Masterful documentarian Ken Burns has embarked on his most difficult project to date, an 18-hour PBS history of the Vietnam War. Many will view this show with anxiety, especially those who suffered the horrors of that war.

No Vietnam veteran should get the impression that his service, injuries and other sacrifices were for naught. American soldiers were sent to the other side of the world to engage the enemy in a war that was poorly planned and defended by their civilian bosses — and weakly executed by their military commanders.

The goals were ill-defined, the enemy was elusive, and without total victory as the goal, many Americans lost interest in the war, focusing instead on their own material progress during the boom years of the late 1960s and early ‘70s.

Nevertheless, with all these strikes against them, American soldiers fought bravely, never losing a major battle, not even the Tet Offensive, so misreported by the American media.

The troops returned home without fanfare or glory following the Kissinger-arranged peace treaty. But then Congress backed down in its support of South Vietnam.

The communists took advantage of political disunity in the United States to break the agreement and impose their will on the south.

The loss of South Vietnam, Laos and Cambodia was not the fault of American soldiers but a failure of America’s political class — a war-weary Congress and a weakened Watergate presidency.

Now that 40 years have passed, a clearer picture is emerging about what was accomplished in Vietnam.
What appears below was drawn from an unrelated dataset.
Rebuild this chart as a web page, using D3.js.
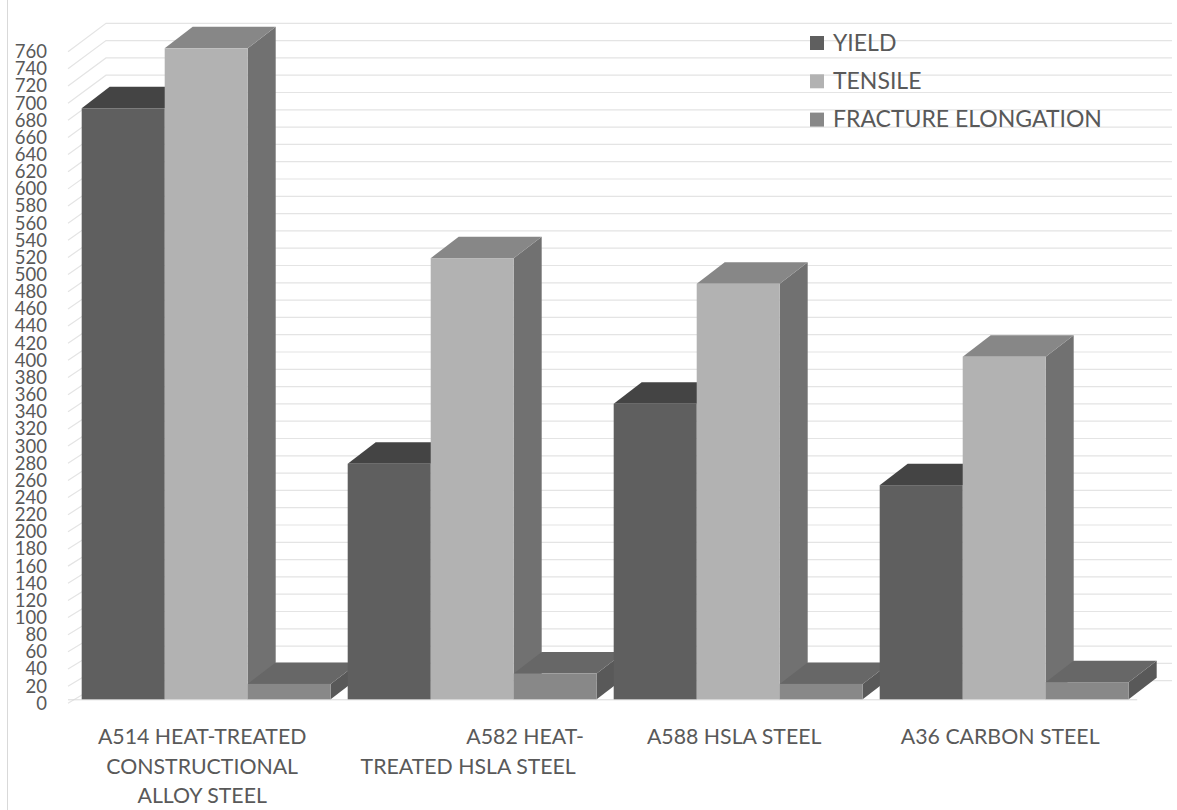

We were there to prevent what eventually did happen when we left — the tragedy of the Vietnamese boat people, the Cambodian “killing fields” and the poverty and desperation of life under communism.

Our moral and military support to southeast Asia was honorable, even though divided government and war protesters gave the enemy the advantage.

History now shows our soldiers’ 10-year battle to stop communism in southeast Asia gave the rest of that area time to become more prosperous and democratic. Our Army of Vietnam reversed the correlation of forces, allowing the world time to measure the failures of communism against the successes of democratic capitalism.

Indonesia, Malaysia, Singapore, Thailand, Taiwan, South Korea and Japan became strong and free under the protection of American forces. The Russians and Chinese saw Asia thrive under a free market system and lost enthusiasm for socialism, helping to bring the Cold War to an end.

The Vietnam War was a gut-wrenching experience for America, but it turned the tide of history against communist expansionism. It stands next to World War II as mankind’s most valiant fight against tyranny and may have prevented World War III.

Will Ken Burns’ documentary give our soldiers the credit due their historic fight for freedom?

Martin Herichs is a Valparaiso resident and former social studies teacher at Gary's Roosevelt High School. The opinions are the writer's.